Tom Magliozzi, Co-Host Of NPR's 'Car Talk,' Dies At 77

'Car Talk' Co-Host Dead At 77

Tom Magliozzi, the iconic host of "Car Talk" for nearly 35 years, died Monday at the age of 77, after a battle with Alzheimer's disease, NPR announced.

Magliozzi and his brother, Ray, better known as "Click and Clack, the Tappet Brothers," were the Peabody Award-winning hosts of the long-running auto advice radio talk show. The famed duo became the comedic voices behind the show in 1977, with its inception as a local program on Boston's WBUR, and together led it to become NPR's top rated entertainment broadcast. In 2012, the pair announced that they were calling it quits after 25 years with the network.

"We can be happy that he lived the life he wanted to live; goofing off a lot, talking to you guys every week, and primarily, laughing his ass off," his brother Ray said in a statement.

"Car Talk" executive producer Doug Berman sent the following memo on Monday:

I have the sad duty to report today that Tom Magliozzi, one of the hosts of 'Car Talk,' passed away this morning due to complications of Alzheimer's Disease.

Tom's been such a dominant, positive personality amongst us for so long that all of us in the public radio family -- and I include our millions of listeners -- will find this news very difficult to receive.
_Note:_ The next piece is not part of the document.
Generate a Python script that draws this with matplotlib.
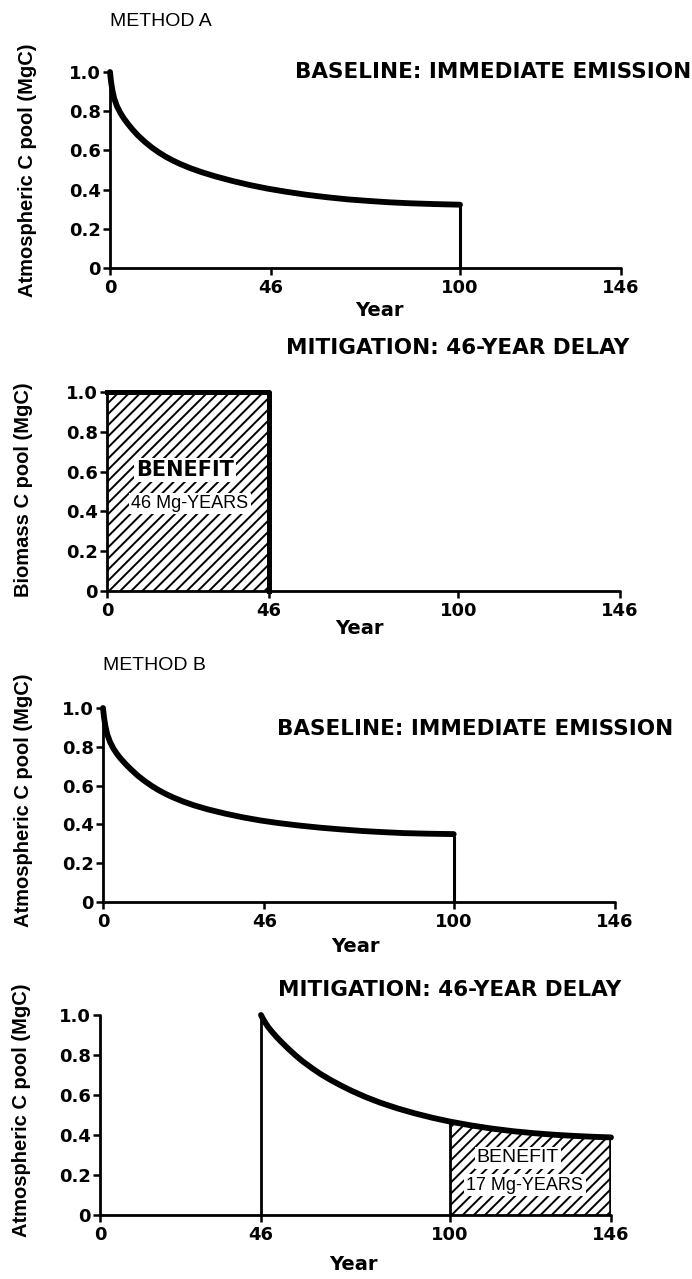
"""Carbon pool figure: Method A (biomass benefit) vs Method B (delayed emission)."""
import numpy as np
import matplotlib
matplotlib.use('Agg')
import matplotlib.pyplot as plt
import matplotlib as mpl

mpl.rcParams['font.family'] = 'DejaVu Sans'
mpl.rcParams['hatch.linewidth'] = 1.4
mpl.rcParams['axes.linewidth'] = 2.0

W, H = 692, 1279

# ---- data ----
x_ticks = [0, 46, 100, 146]
y_ticks = [0, 0.2, 0.4, 0.6, 0.8, 1.0]
y_ticklabels = ['0', '0.2', '0.4', '0.6', '0.8', '1.0']

# Method A baseline: atmospheric C after immediate emission
a_years = [0, 0.3, 0.7, 1.2, 2, 3, 4, 5, 6.5, 8, 10, 12, 14, 16, 18, 20, 23, 26, 30,
           35, 40, 45, 50, 56, 62, 68, 74, 80, 86, 93, 100]
a_pool = [1.0, 0.95, 0.905, 0.865, 0.825, 0.79, 0.762, 0.738, 0.705, 0.676, 0.643,
          0.614, 0.589, 0.567, 0.548, 0.531, 0.509, 0.49, 0.468, 0.444, 0.423, 0.405,
          0.39, 0.374, 0.361, 0.35, 0.342, 0.335, 0.33, 0.326, 0.323]

# Method A mitigation: carbon held in biomass for 46 years
bio_years = [0, 46]
bio_pool = [1.0, 1.0]

# Method B baseline
b_years = [0, 0.3, 0.7, 1.2, 2, 3, 4, 5, 6.5, 8, 10, 12, 14, 16, 18, 20, 23, 26, 30,
           35, 40, 45, 50, 56, 62, 68, 74, 80, 86, 93, 100]
b_pool = [1.0, 0.95, 0.905, 0.865, 0.825, 0.79, 0.763, 0.74, 0.71, 0.683, 0.65, 0.622,
          0.597, 0.575, 0.556, 0.539, 0.517, 0.498, 0.477, 0.455, 0.436, 0.42, 0.407,
          0.394, 0.383, 0.374, 0.366, 0.36, 0.355, 0.352, 0.35]

# Method B mitigation: same emission, delayed 46 years
mit_years = [46, 46.5, 47.2, 48, 49, 50.5, 52, 54, 56, 58, 60.5, 63, 66, 69, 72, 76,
             80, 85, 90, 95, 100, 106, 112, 118, 124, 130, 136, 141, 146]
mit_pool = [1.0, 0.983, 0.962, 0.941, 0.919, 0.889, 0.862, 0.828, 0.796, 0.767, 0.735,
            0.705, 0.674, 0.646, 0.620, 0.589, 0.562, 0.533, 0.508, 0.486, 0.467, 0.448,
            0.432, 0.419, 0.409, 0.401, 0.395, 0.391, 0.388]

horizon = 100

TITLE = dict(fontsize=15.5, fontweight='bold', family='DejaVu Sans', ha='center', va='center')
YLAB = dict(fontsize=14.5, fontweight='bold', family='Liberation Sans', rotation=90,
            ha='center', va='center')
BOX = dict(facecolor='white', edgecolor='none', pad=1.5)

fig = plt.figure(figsize=(W / 100, H / 100), dpi=100)


def ftext(px, py, s, **kw):
    fig.text(px / W, 1 - py / H, s, **kw)


def make_ax(x0, x146, y1, y0):
    ax = fig.add_axes([x0 / W, 1 - y0 / H, (x146 - x0) / W, (y0 - y1) / H])
    ax.set_xlim(0, 146)
    ax.set_ylim(0, 1.0)
    for s in ['top', 'right']:
        ax.spines[s].set_visible(False)
    for s in ['left', 'bottom']:
        ax.spines[s].set_capstyle('round')
    ax.set_xticks(x_ticks)
    ax.set_xticklabels([str(t) for t in x_ticks], fontsize=13, fontweight='bold')
    ax.set_yticks(y_ticks)
    ax.set_yticklabels(y_ticklabels, fontsize=13, fontweight='bold')
    ax.tick_params(length=5, width=1.8, pad=1.5)
    ax.tick_params(axis='x', pad=3)
    ax.patch.set_alpha(0)
    return ax


# ---- Method A, baseline ----
ax = make_ax(110, 621, 72, 268)
ax.plot(a_years, a_pool, color='black', lw=4.2, solid_capstyle='round',
        solid_joinstyle='round', clip_on=False)
ax.vlines(horizon, 0, a_pool[-1], color='black', lw=2.2)
ftext(110, 22, 'METHOD A', fontsize=14, family='Liberation Sans', ha='left', va='center')
ftext(493, 72, 'BASELINE: IMMEDIATE EMISSION', **TITLE)
ftext(379, 310, 'Year', fontsize=14, fontweight='bold', ha='center', va='center')
ftext(28, 170, 'Atmospheric C pool (MgC)', **YLAB)

# ---- Method A, mitigation (biomass) ----
ax = make_ax(107, 620, 392, 591)
ax.fill_between(bio_years, 0, bio_pool, facecolor='white', edgecolor='black',
                hatch='///', linewidth=0)
ax.plot([bio_years[0], bio_years[1], bio_years[1]], [bio_pool[0], bio_pool[1], 0],
        color='black', lw=3.6, clip_on=False)
ax.text(22.2, 0.61, 'BENEFIT', fontsize=15, fontweight='bold', ha='center', va='center', bbox=BOX)
ax.text(23.6, 0.44, '46 Mg-YEARS', fontsize=13, family='Liberation Sans', ha='center',
        va='center', bbox=BOX)
ftext(458, 348, 'MITIGATION: 46-YEAR DELAY', **TITLE)
ftext(359, 629, 'Year', fontsize=14, fontweight='bold', ha='center', va='center')
ftext(24, 490, 'Biomass C pool (MgC)', **YLAB)

# ---- Method B, baseline ----
ax = make_ax(103, 615, 708, 902)
ax.plot(b_years, b_pool, color='black', lw=4.2, solid_capstyle='round',
        solid_joinstyle='round', clip_on=False)
ax.vlines(horizon, 0, b_pool[-1], color='black', lw=2.2)
ftext(103, 666, 'METHOD B', fontsize=14, family='Liberation Sans', ha='left', va='center')
ftext(475, 729, 'BASELINE: IMMEDIATE EMISSION', **TITLE)
ftext(355, 946, 'Year', fontsize=14, fontweight='bold', ha='center', va='center')
ftext(24, 800, 'Atmospheric C pool (MgC)', **YLAB)

# ---- Method B, mitigation (delayed emission) ----
ax = make_ax(100, 611, 1015, 1215)
mx = np.array(mit_years)
my = np.array(mit_pool)
sel = mx >= horizon
ax.fill_between(mx[sel], 0, my[sel], facecolor='white', edgecolor='black',
                hatch='///', linewidth=0)
ax.vlines(mit_years[0], 0, mit_pool[0], color='black', lw=2.0)
ax.vlines(horizon, 0, my[mx == horizon][0], color='black', lw=2.0)
ax.vlines(mit_years[-1], 0, mit_pool[-1], color='black', lw=2.6)
ax.plot(mit_years, mit_pool, color='black', lw=4.2, solid_capstyle='round',
        solid_joinstyle='round', clip_on=False)
ax.text(119.4, 0.285, 'BENEFIT', fontsize=14, family='Liberation Sans', ha='center',
        va='center', bbox=BOX)
ax.text(121.4, 0.15, '17 Mg-YEARS', fontsize=13, family='Liberation Sans', ha='center',
        va='center', bbox=BOX)
ftext(450, 990, 'MITIGATION: 46-YEAR DELAY', **TITLE)
ftext(353, 1265, 'Year', fontsize=14, fontweight='bold', ha='center', va='center')
ftext(22, 1110, 'Atmospheric C pool (MgC)', **YLAB)

fig.savefig('out.png', dpi=100)
print('saved out.png')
“He and his brother changed public broadcasting forever,” Berman continued. “Before Car Talk, NPR was formal, polite, cautious….even stiff. By being entirely themselves, without pretense, Tom and Ray single-handedly changed that, and showed that real people are far more interesting than canned radio announcers. And every interesting show that has come after them owes them a debt of gratitude."